An Experiment In Deconstructing Copyright – Part 7 - Administration
The administration of copyright is where we get into very contentious waters. This is the manifestation of the concept of the right to copy, the Copyright Act, and the protection of remuneration to creators for copies. Naturally, the administration of copyright is currently causing massive headaches for everyone involved because the factors on which it relies still need refinement and consensus.
As it stands, copyright administration intends to protect the right to copy and, peculiarly, other creators’ rights such as moral rights. Law suits where copyright is improperly being used to protect moral rights (whether a petty claim or not) often cause people to cry “foul!”. IMO, this is a result of different creators’ rights being lumped under copyright, rather than working alongside it.
Conceptually, the administration of copyright would only address the right to copy. This administration would naturally have to work very closely with the administration of other creators’ rights, such as moral rights, and other sources of income for creators, such as payment for exhibitions, lectures, performances, etc.
From what I’ve seen, the administration of copyright involves many parts for which there is increasing disagreement on how things should work:
- Business models – how the distribution (authorized & unauthorized) of copies is part of the marketing strategy and income base.
- Administrative bodies – how different bodies, such as copyright collectives and producers, operate; issues with these are primarily a combination of communicative and financial accessibility.
- Creator participation – groups such as the CMCC are indicative of the fact that creators are increasingly disagreeing with how their copyright is being administered by administrative bodies (in the case of the members of the CMCC, the administrative bodies are their record labels).
- User participation – end-users and professional creators are now, more than ever, having more technical access to works and desire to creatively reuse primary works; however, they are often at odds with the preceding items for various reasons (to be discussed in more detail later).
Are there other major aspects of the administration of copyright which I missed? Remember that at this point I’m just sorting and defining, and the in-depth discussion will come later.
Table of contents for Deconstructing Copyright
- An Experiment In Deconstructing Copyright - Part 1 - Intro
- An Experiment In Deconstructing Copyright – Part 2 - Concept of copyright
- An Experiment In Deconstructing Copyright – Part 3 - I.P.
- An Experiment In Deconstructing Copyright – Part 4 - Creator’s Rights
- An Experiment In Deconstructing Copyright – Part 5 - Copyright Act
- An Experiment In Deconstructing Copyright – Part 6 - Money!

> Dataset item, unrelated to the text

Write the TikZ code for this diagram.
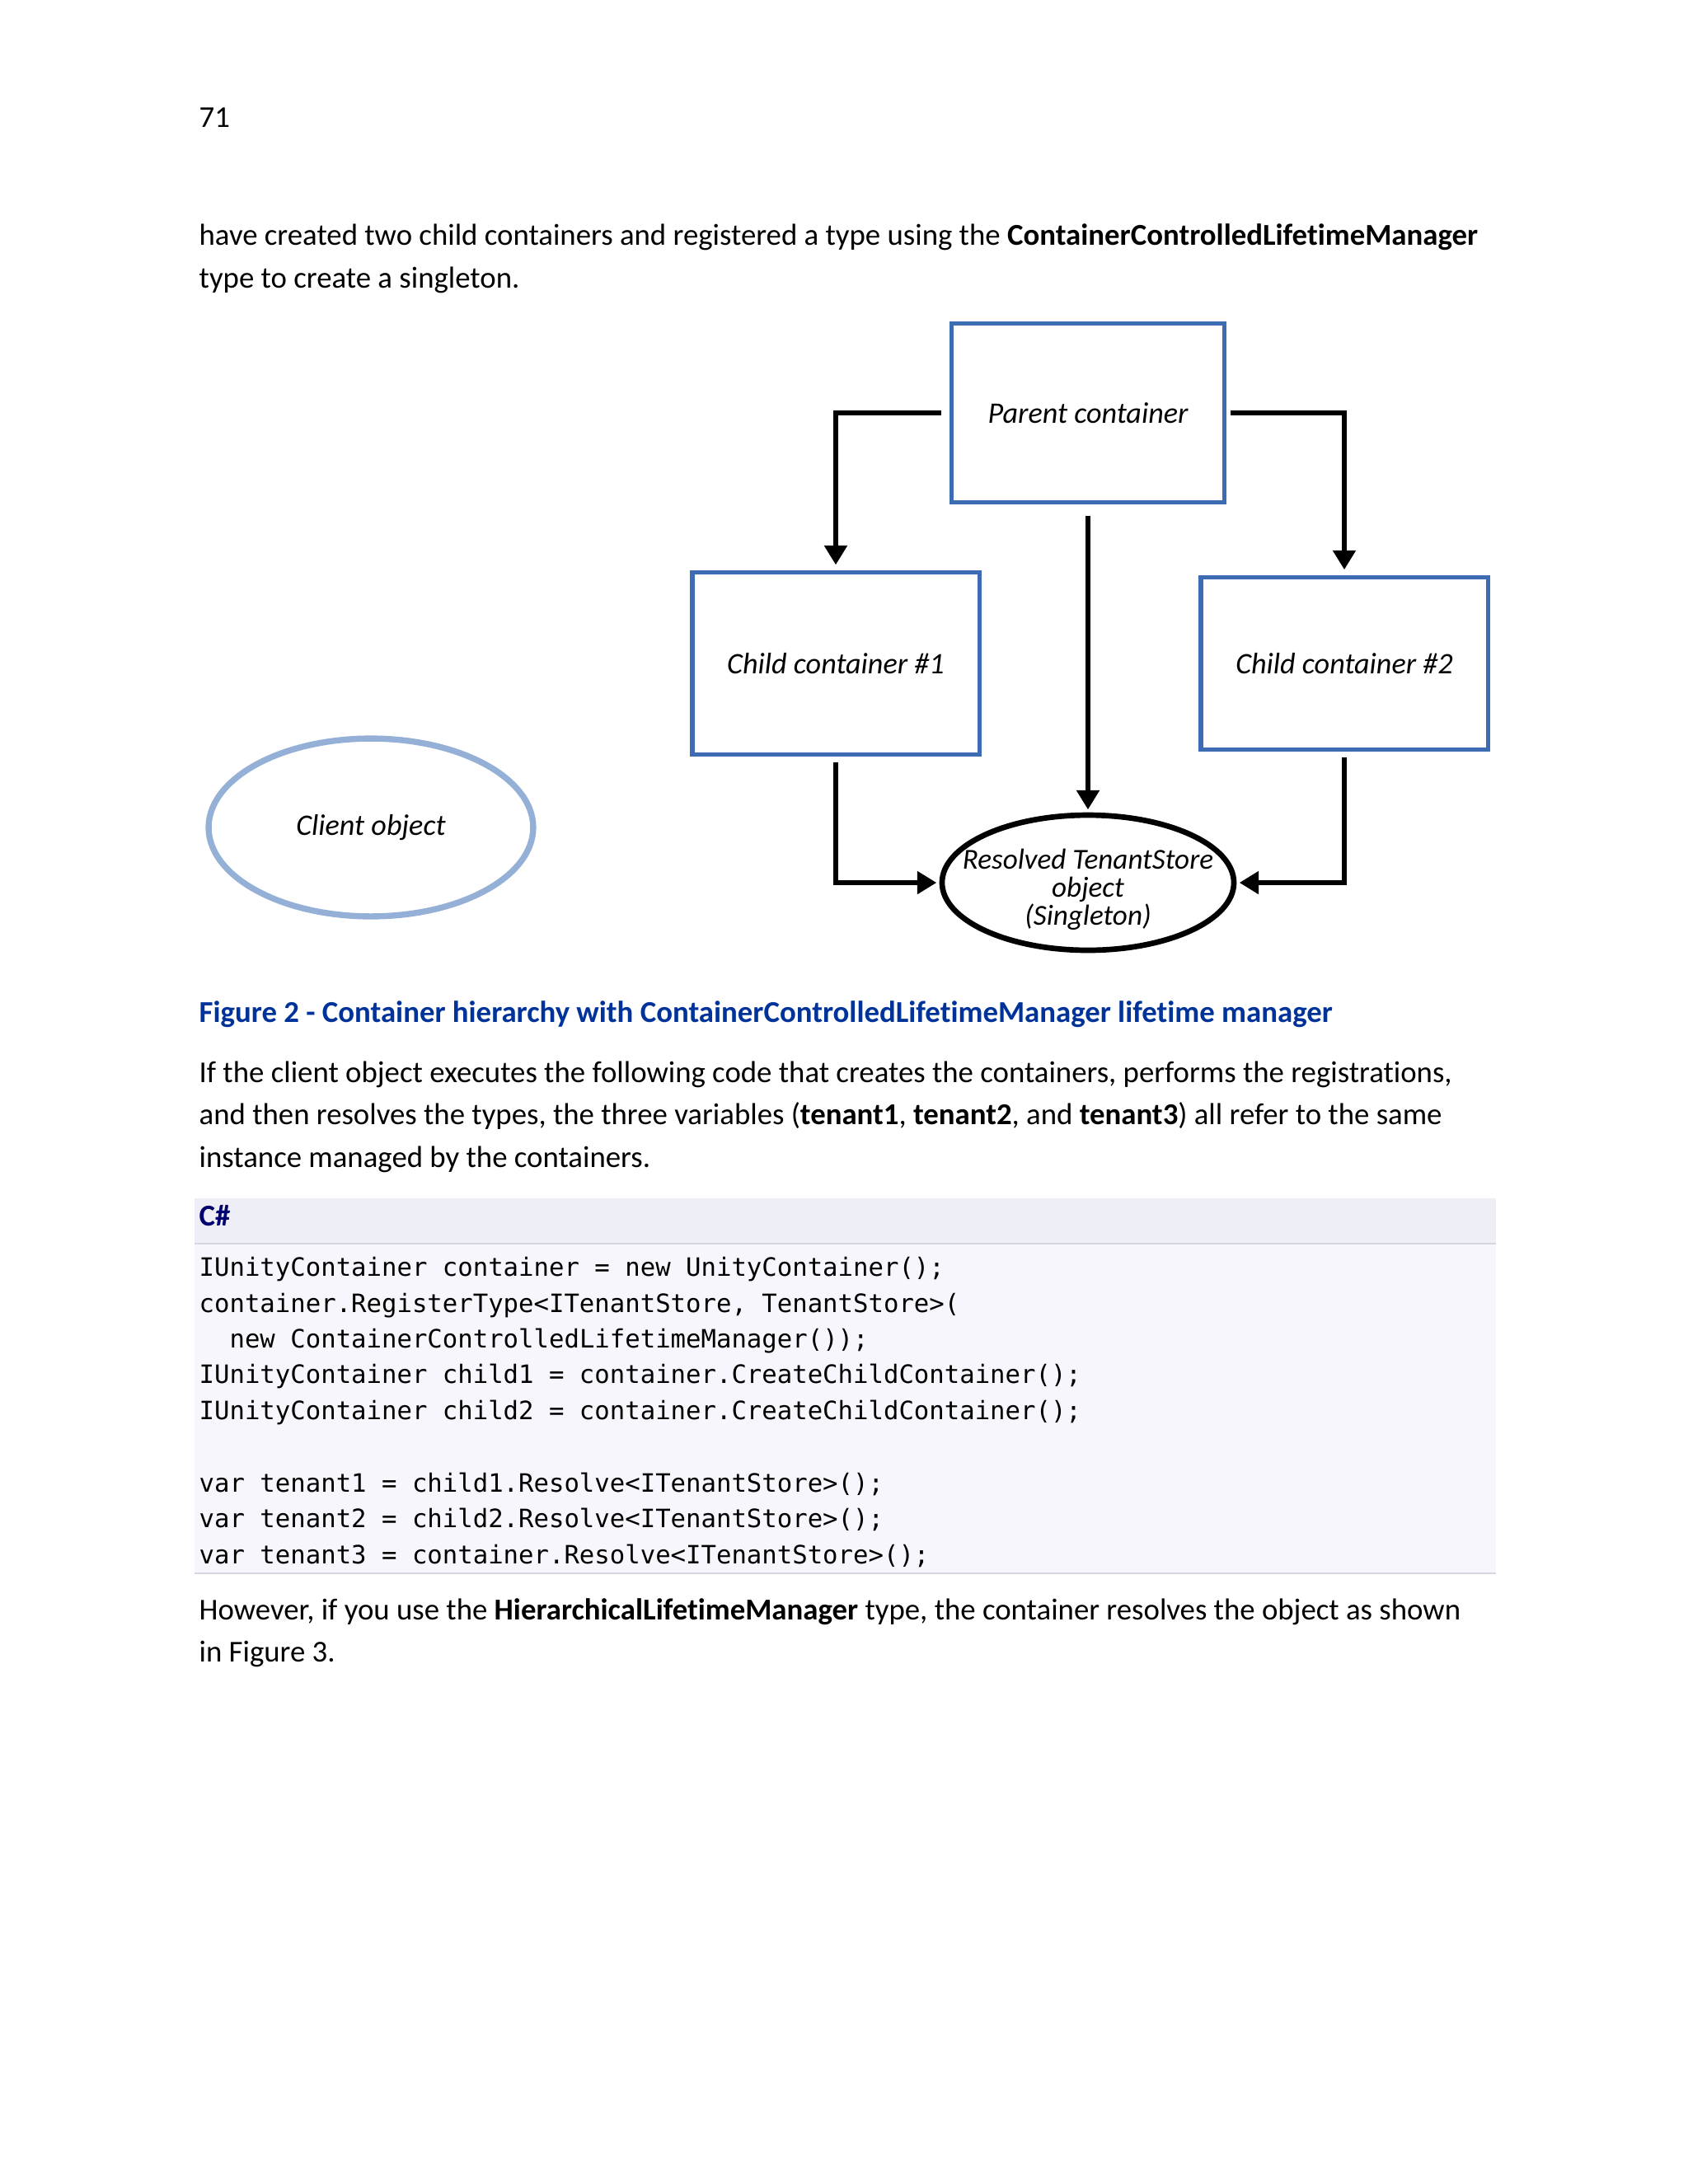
\documentclass[tikz,border=0pt]{standalone}
\usepackage{fontspec}
\setmainfont[Ligatures=NoCommon]{Carlito}
\newfontfamily\codefont{DejaVu Sans Mono}
\usetikzlibrary{shapes.geometric,arrows.meta}
\newcommand{\tI}{t\kern0pt i}
\definecolor{boxblue}{RGB}{62,108,180}
\definecolor{clientblue}{RGB}{149,176,214}
\definecolor{capblue}{RGB}{0,51,153}
\definecolor{navy}{RGB}{0,0,110}
\definecolor{codebg}{RGB}{246,246,252}
\definecolor{codehead}{RGB}{238,238,246}
\definecolor{codeline}{RGB}{214,214,224}
\tikzset{
  body/.style={anchor=base west,inner sep=0pt,font=\fontsize{11}{13}\selectfont},
  codetxt/.style={anchor=base west,inner sep=0pt,font=\codefont\fontsize{9.16}{10}\selectfont},
  cbox/.style={draw=boxblue,line width=1.5pt,fill=white,inner sep=0pt,font=\itshape\fontsize{10.8}{12}\selectfont},
  arr/.style={line width=2pt,-{Triangle[width=8pt,length=7pt]}},
}
\begin{document}
\begin{tikzpicture}[x=0.29883pt,y=-0.29883pt]
\useasboundingbox[fill=white] (0,0) rectangle (2048,2650);
% header text
\node[body] (pg) at (241,154) {71};
\node[body] (l1) at (241,297) {have created two child containers and registered a type using the \textbf{ContainerControlledLife\tI meManager}};
\node[body] (l2) at (241,349) {type to create a singleton.};
% diagram
\node[cbox,minimum width=98.9pt,minimum height=65.1pt] (parent) at (1320,501) {Parent container};
\node[cbox,minimum width=104pt,minimum height=66pt] (child1) at (1014,805) {Child container \#1};
\node[cbox,minimum width=104pt,minimum height=62.5pt] (child2) at (1631,805) {Child container \#2};
\node[ellipse,draw=black,line width=2pt,inner sep=0pt,minimum width=105.8pt,minimum height=49pt,
  label={[align=center,inner sep=0pt,yshift=-2.5pt,font=\itshape\fontsize{10.5}{10.2}\selectfont]center:Resolved TenantStore\\object\\(Singleton)}] (res) at (1320,1071) {};
\node[ellipse,draw=clientblue,line width=2.2pt,inner sep=0pt,minimum width=117.7pt,minimum height=64.5pt,font=\itshape\fontsize{10.8}{12}\selectfont] (client) at (450,1004) {Client object};
\draw[arr,shorten <=3pt,shorten >=2pt] (parent.west) -| (child1.north);
\draw[arr,shorten <=1.5pt,shorten >=2pt] (parent.east) -| (child2.north);
\draw[arr,shorten <=4pt,shorten >=1pt] (parent.south) -- (res.north);
\draw[arr,shorten <=2pt,shorten >=1pt] (child1.south) |- (res.west);
\draw[arr,shorten <=2pt,shorten >=1pt] (child2.south) |- (res.east);
% caption
\node[body,font=\bfseries\fontsize{11}{13}\selectfont,text=capblue] (cap) at (241,1240) {Figure 2 - Container hierarchy with ContainerControlledLife\tI meManager life\tI me manager};
\node[body] (p1) at (241,1313) {If the client object executes the following code that creates the containers, performs the registra\tI ons,};
\node[body] (p2) at (241,1364) {and then resolves the types, the three variables (\textbf{tenant1}, \textbf{tenant2}, and \textbf{tenant3}) all refer to the same};
\node[body] (p3) at (241,1416) {instance managed by the containers.};
% code block
\fill[codebg] (236,1454) rectangle (1815,1909);
\fill[codehead] (236,1454) rectangle (1815,1509);
\draw[codeline,line width=0.8pt] (236,1509) -- (1815,1509);
\draw[codeline,line width=0.8pt] (236,1909) -- (1815,1909);
\node[body,font=\bfseries\fontsize{11}{13}\selectfont,text=navy] (cs) at (241,1487) {C\#};
\node[codetxt] (c1) at (241,1548) {IUnityContainer container = new UnityContainer();};
\node[codetxt] (c2) at (241,1592) {container.RegisterType<ITenantStore, TenantStore>(};
\node[codetxt] (c3) at (241,1635) {\ \ new ContainerControlledLifetimeManager());};
\node[codetxt] (c4) at (241,1678) {IUnityContainer child1 = container.CreateChildContainer();};
\node[codetxt] (c5) at (241,1722) {IUnityContainer child2 = container.CreateChildContainer();};
\node[codetxt] (c7) at (241,1810) {var tenant1 = child1.Resolve<ITenantStore>();};
\node[codetxt] (c8) at (241,1853) {var tenant2 = child2.Resolve<ITenantStore>();};
\node[codetxt] (c9) at (241,1897) {var tenant3 = container.Resolve<ITenantStore>();};
% final paragraph
\node[body] (q1) at (241,1965) {However, if you use the \textbf{HierarchicalLife\tI meManager} type, the container resolves the object as shown};
\node[body] (q2) at (241,2016) {in Figure 3.};
\end{tikzpicture}
\end{document}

- An Experiment In Deconstructing Copyright – Other Summaries
- An Experiment In Deconstructing Copyright – Part 7 - Administration
- An Experiment In Deconstructing Copyright – Part 8 - End Users
- An Experiment In Deconstructing Copyright – Part 9 - User Rights
- An Experiment In Deconstructing Copyright – Part 10 – Professional Creative Reuse
- An Experiment In Deconstructing Copyright – Part 11 – Mind-mapping


One area to refine is point #1 - Business models. This is where the “not all creativity is exploited equally” type conversations.

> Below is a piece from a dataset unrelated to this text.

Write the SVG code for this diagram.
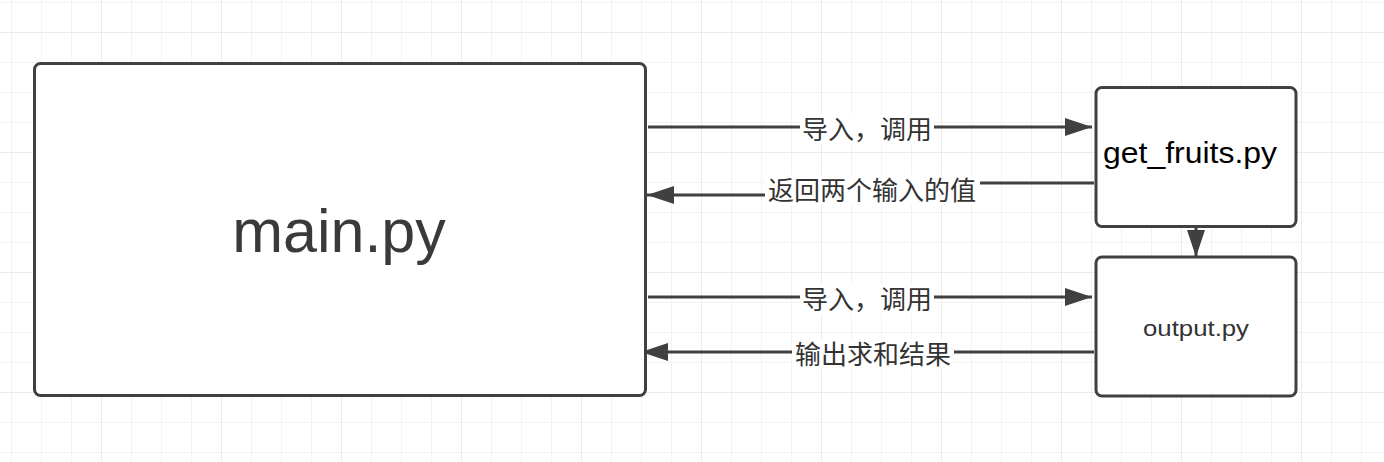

Collecting royalty payments is just one business model among many, which is why I get worried when people say copyright is about “the protection of remuneration to creators” (We already spoke about the “for copies” part already). Far too many people assume that remuneration == royalties (ie: monopoly rents).
I like the way the UN UDHR says it:
http://www.un.org/Overview/rights.html
“Article 27.
(1) Everyone has the right freely to participate in the cultural life of the community, to enjoy the arts and to share in scientific advancement and its benefits.
(2) Everyone has the right to the protection of the moral and material interests resulting from any scientific, literary or artistic production of which he is the author.”
That is “moral and material interests”. Material interests might include the collection of royalties, but may include other things, and may in fact exclude royalties (IE: some FLOSS licenses exclude royalty payments, and some impose returns of derived software works as a material reward).
In my case, protecting my material interests requires protecting me *from* someone imposing royalty-based business models on me. Adding collective-society style royalty collection onto software would effectively wipe out my material interests.
Thanks for the reminder, Russell. I’ll try to keep that in mind for future posts, but keep nudging me if I loose sight of it again. Fran has also noted some of that here.